I barely got back to him when he called or texted, using work as an excuse. I knew he was busy with friends and didn’t worry too much since he’d seen the itinerary and where we would all be staying. It was paradise and full of fun, only not the kind my boyfriend was thinking about.

  I wasn’t even mad at the idea of him taking things too far with another woman back home. At this point, what did it even matter? I walked to the sliding glass door and stepped outside to breathe in the air, trying to make sense of the mess in my head. We had another two days here that I had to get through, and I pictured doing that without Landon.

  I dropped into a chair and let tears slide down my cheeks. I thought about the beach earlier and our urgency to find a private place as I admitted to myself that I was in love with him. I hated myself for that, in part since I’d worked so hard to get this job and my pride was too involved in the situation.
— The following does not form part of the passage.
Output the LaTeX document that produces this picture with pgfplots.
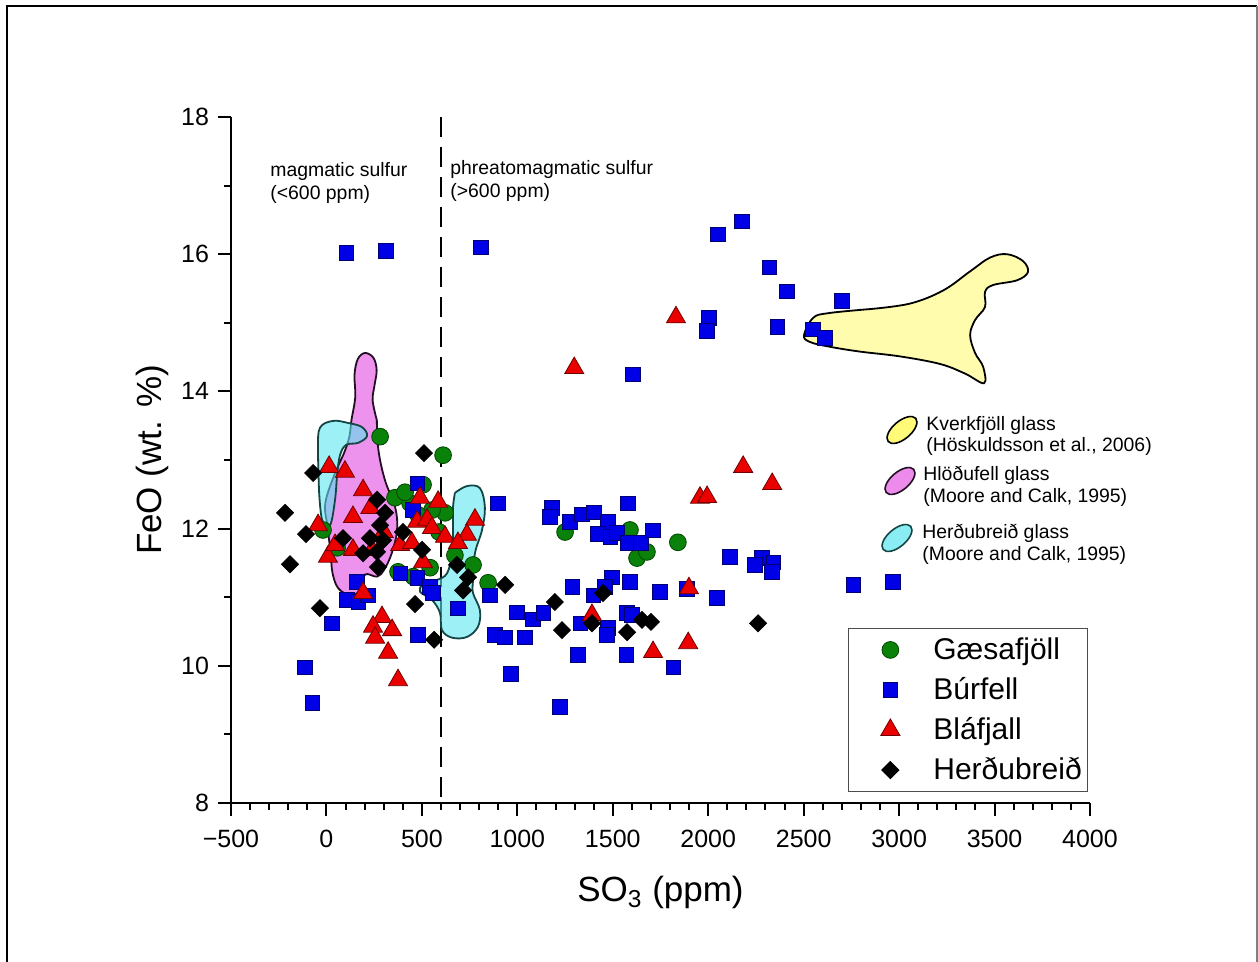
\documentclass[border=0pt]{standalone}
\usepackage{pgfplots}
\pgfplotsset{compat=1.18}
\usepackage{fontspec}
\setmainfont{Liberation Sans}
\definecolor{gfill}{RGB}{10,130,10}
\definecolor{gedge}{RGB}{0,70,0}
\definecolor{bfill}{RGB}{0,0,230}
\definecolor{bedge}{RGB}{0,0,110}
\definecolor{rfill}{RGB}{235,0,0}
\definecolor{redge}{RGB}{110,0,0}
\definecolor{yfill}{RGB}{255,250,120}
\definecolor{pfill}{RGB}{230,100,230}
\definecolor{cfill}{RGB}{90,230,240}
\definecolor{cedge}{RGB}{20,70,70}
\begin{document}
\begin{tikzpicture}
\useasboundingbox (0,0) rectangle (629pt,481pt);
\draw[line width=1pt] (3.5pt,0) -- (3.5pt,478pt) -- (628.5pt,478pt);
\draw[line width=1pt, gray] (628.5pt,478pt) -- (628.5pt,0);
\begin{axis}[
 at={(115.5pt,79.5pt)}, anchor=south west,
 scale only axis, width=429.5pt, height=343pt,
 xmin=-500, xmax=4000, ymin=8, ymax=18,
 axis x line=bottom, axis y line=left,
 axis line style={-, line width=1pt},
 xtick={-500,0,...,4000},
 xticklabels={−500,0,500,1000,1500,2000,2500,3000,3500,4000},
 minor x tick num=4,
 ytick={8,10,...,18}, minor y tick num=1,
 tick align=outside, major tick length=6.5pt, minor tick length=3.5pt,
 tick style={line width=1pt, black},
 tick label style={font=\fontsize{12.5}{14}\selectfont},
 xticklabel style={yshift=-3.5pt},
 yticklabel style={xshift=-1pt},
 /pgf/number format/assume math mode=true,
 xlabel={SO\textsubscript{3} (ppm)}, ylabel={FeO (wt. \%)},
 label style={font=\fontsize{17.5}{20}\selectfont},
 xlabel style={at={(axis description cs:0.5,-0.131)}, anchor=center},
 ylabel style={at={(axis description cs:-0.092,0.5)}, anchor=center},
 legend image code/.code={\path[draw=none,fill=none] (0pt,0pt) -- (39.5pt,0pt); \draw[#1] plot coordinates {(20pt,0pt)};},
 legend style={at={(0.998,0.255)}, anchor=north east, draw=black!70, line width=0.5pt,
   font=\fontsize{15}{17}\selectfont, row sep=3.5pt, inner xsep=1pt, inner ysep=2.5pt},
 legend cell align=left,
 clip=false,
]
% Gaesafjoll
\addplot[only marks, mark=*, mark size=4.2pt, mark options={fill=gfill, draw=gedge, line width=0.4pt}] coordinates {
(281,13.34) (611,13.07) (506,12.64) (359,12.45) (438,12.37) (621,12.23) (768,11.47) (847,11.21)
(375,11.37) (1250,11.95) (1590,11.98) (1841,11.80) (1627,11.57) (1679,11.66) (-18,11.98) (56,11.72)
(543,11.43) (412,12.53) (553,12.27) (673,11.61) (480,12.20) (590,11.95) (455,11.30)
};
\addlegendentry{Gæsafjöll}
% Burfell
\addplot[only marks, mark=square*, mark size=3.6pt, mark options={fill=bfill, draw=bedge, line width=0.4pt}] coordinates {
(103,16.02) (312,16.05) (810,16.10) (2177,16.48) (2051,16.29) (2319,15.81) (2413,15.46) (2701,15.32)
(2004,15.07) (1994,14.88) (2361,14.94) (1606,14.25) (2549,14.90) (2612,14.78)
(1580,12.37) (1276,12.10) (1339,12.21) (1402,12.24) (1475,12.10) (1423,11.92) (1486,11.88) (1522,11.94)
(1580,11.79) (1648,11.79) (1711,11.97) (2114,11.59) (2282,11.57) (2245,11.47) (2340,11.51) (2334,11.37)
(2759,11.18) (2968,11.22) (1287,11.15) (1397,11.03) (1496,11.29) (1590,11.22) (1459,11.15) (1747,11.08)
(1889,11.12) (2046,10.99) (1329,10.62) (1575,10.77) (1601,10.74) (1475,10.55) (1470,10.45) (1318,10.16)
(1570,10.16) (1816,9.98)
(475,12.66) (899,12.37) (1182,12.30) (1171,12.17) (475,11.28) (857,11.03) (998,10.78) (1082,10.68)
(1135,10.77) (883,10.45) (935,10.41) (1040,10.41) (480,10.45) (453,12.27) (386,11.35) (543,11.15)
(689,10.84) (558,11.06) (967,9.88) (1223,9.40)
(-112,9.98) (29,10.62) (108,10.96) (166,10.93) (218,11.03) (160,11.22) (-75,9.46)
};
\addlegendentry{Búrfell}
% Blafjall
\addplot[only marks, mark=triangle*, mark size=5.5pt, mark options={fill=rfill, draw=redge, line width=0.4pt}] coordinates {
(1831,15.08) (1298,14.34) (2183,12.90) (2335,12.65) (1957,12.45) (1994,12.46) (1899,11.13) (1391,10.74)
(1711,10.20) (1895,10.33)
(-44,12.05) (8,11.59) (45,11.76) (490,12.45) (585,12.39) (475,12.10) (527,12.13) (553,12.01)
(386,11.76) (448,11.79) (506,11.51) (621,11.88) (192,11.06) (291,10.71) (244,10.57) (344,10.52)
(255,10.41) (323,10.19) (375,9.79)
(192,12.56) (139,12.17) (239,11.69) (139,11.69) (230,12.30) (300,11.95)
(14,12.90) (97,12.83) (778,12.13) (736,11.91) (689,11.79)
};
\addlegendentry{Bláfjall}
% Herdubreid
\addplot[only marks, mark=square*, mark size=3pt, mark options={rotate=45, fill=black, draw=black}] coordinates {
(-217,12.23) (-70,12.81) (-107,11.92) (-191,11.48) (-34,10.84) (511,13.10) (401,11.95) (501,11.69)
(464,10.90) (564,10.38) (87,11.86)
(265,12.42) (307,12.23) (281,12.05) (228,11.86) (297,11.83) (265,11.66) (192,11.64) (270,11.44)
(936,11.18) (1197,10.93) (1234,10.52) (742,11.29) (1391,10.62) (1449,11.06) (1575,10.49) (1653,10.67)
(1700,10.64) (2261,10.62) (684,11.47) (716,11.10)
};
\addlegendentry{Herðubreið}
% dashed divider
\addplot[forget plot, black, line width=1pt, dash pattern=on 10pt off 5pt] coordinates {(600,18) (600,8)};
% Kverkfjoll glass
\addplot[forget plot, smooth, tension=0.6, draw=black, line width=0.9pt, fill=yfill, fill opacity=0.6] coordinates {
(2848,15.20) (3057,15.28) (3230,15.47) (3372,15.75) (3476,15.95) (3565,16.00) (3649,15.90) (3675,15.74)
(3618,15.62) (3492,15.55) (3450,15.45) (3450,15.23) (3398,15.04) (3372,14.82) (3398,14.56) (3440,14.36)
(3445,14.12) (3345,14.26) (3214,14.40) (3005,14.51) (2795,14.58) (2638,14.65) (2533,14.72) (2502,14.82)
(2549,15.07) (2628,15.14) (2848,15.20)
};
% Hlodufell glass
\addplot[forget plot, smooth, tension=0.6, draw=black!85!pfill, line width=0.9pt, fill=pfill, fill opacity=0.7] coordinates {
(264,13.58) (272,13.15) (306,12.71) (360,12.31) (370,11.98) (342,11.64) (302,11.40) (265,11.30)
(202,11.33) (176,11.10) (124,11.03) (62,11.13) (32,11.35) (22,11.64) (6,12.02) (-6,12.37)
(45,12.81) (92,13.10) (120,13.34) (131,13.58) (151,13.92) (147,14.24) (164,14.47) (202,14.56)
(246,14.49) (263,14.31) (252,14.09) (242,13.87) (264,13.58)
};
% Herdubreid glass (left)
\addplot[forget plot, smooth, tension=0.6, draw=cedge, line width=0.9pt, fill=cfill, fill opacity=0.6] coordinates {
(-39,12.56) (-44,13.15) (-34,13.47) (35,13.57) (113,13.54) (186,13.48) (213,13.35) (166,13.25)
(103,13.22) (71,13.07) (56,12.78) (45,12.42) (19,12.05) (-23,12.13) (-39,12.56)
};
% Herdubreid glass (right)
\addplot[forget plot, smooth, tension=0.6, draw=cedge, line width=0.9pt, fill=cfill, fill opacity=0.6] coordinates {
(673,12.52) (736,12.62) (804,12.59) (830,12.31) (815,11.98) (778,11.64) (768,11.25) (768,11.06)
(804,10.81) (794,10.57) (736,10.42) (658,10.41) (605,10.52) (595,10.77) (553,10.96) (490,11.08)
(506,11.18) (579,11.25) (632,11.35) (658,11.64) (663,11.98) (663,12.31) (673,12.52)
};
\end{axis}
% annotations
\begin{scope}[every node/.style={font=\fontsize{9.7}{11}\selectfont, inner sep=0pt, anchor=base west}]
\node at (135pt,392.5pt) {magmatic sulfur};
\node at (135pt,381pt) {(<600 ppm)};
\node at (225pt,393.5pt) {phreatomagmatic sulfur};
\node at (225pt,382pt) {(>600 ppm)};
\node at (463pt,265.5pt) {Kverkfjöll glass};
\node at (463pt,255pt) {(Höskuldsson et al., 2006)};
\node at (461.5pt,240.5pt) {Hlöðufell glass};
\node at (461.5pt,229.5pt) {(Moore and Calk, 1995)};
\node at (461pt,211.5pt) {Herðubreið glass};
\node at (461pt,200.5pt) {(Moore and Calk, 1995)};
\end{scope}
\draw[line width=0.8pt, fill=yfill, shift={(451pt,266pt)}, rotate=40] (0,0) ellipse (9pt and 4.5pt);
\draw[line width=0.8pt, draw=black!85!pfill, fill=pfill!75!white, shift={(450pt,240.5pt)}, rotate=40] (0,0) ellipse (9pt and 4.5pt);
\draw[line width=0.8pt, draw=cedge, fill=cfill!70!white, shift={(448.5pt,212pt)}, rotate=40] (0,0) ellipse (9pt and 4.5pt);
\end{tikzpicture}
\end{document}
  I knew Landon cared for me and would get me another job, but what if I looked like the office slut who got promoted because of who I slept with? I knew all too well that people talked a lot and that this would be the rumor of the year.

  Still, Landon made me feel like no other man had before. Could I get past that?

  Could I go back home and pretend that we’d never been together at all?

  The more I thought about it, I realized that I was invested in this relationship with Landon. As fucked up and painful as it was, I was in love with him. I’d slept with him earlier on the beach because I loved him.

  I came running here with a plan in mind to seduce Landon all over again, so what had I expected? I knew I was getting into something deeper than I could handle, telling myself to just let it go even as I cried. I was in control of all of this. I could go back home to Brian and make everything all right again, put this behind me.

  Brian didn’t have to know that any of this had happened. I could pretend that things were perfect and we could progress to where we’d been going before I lost my mind for a moment.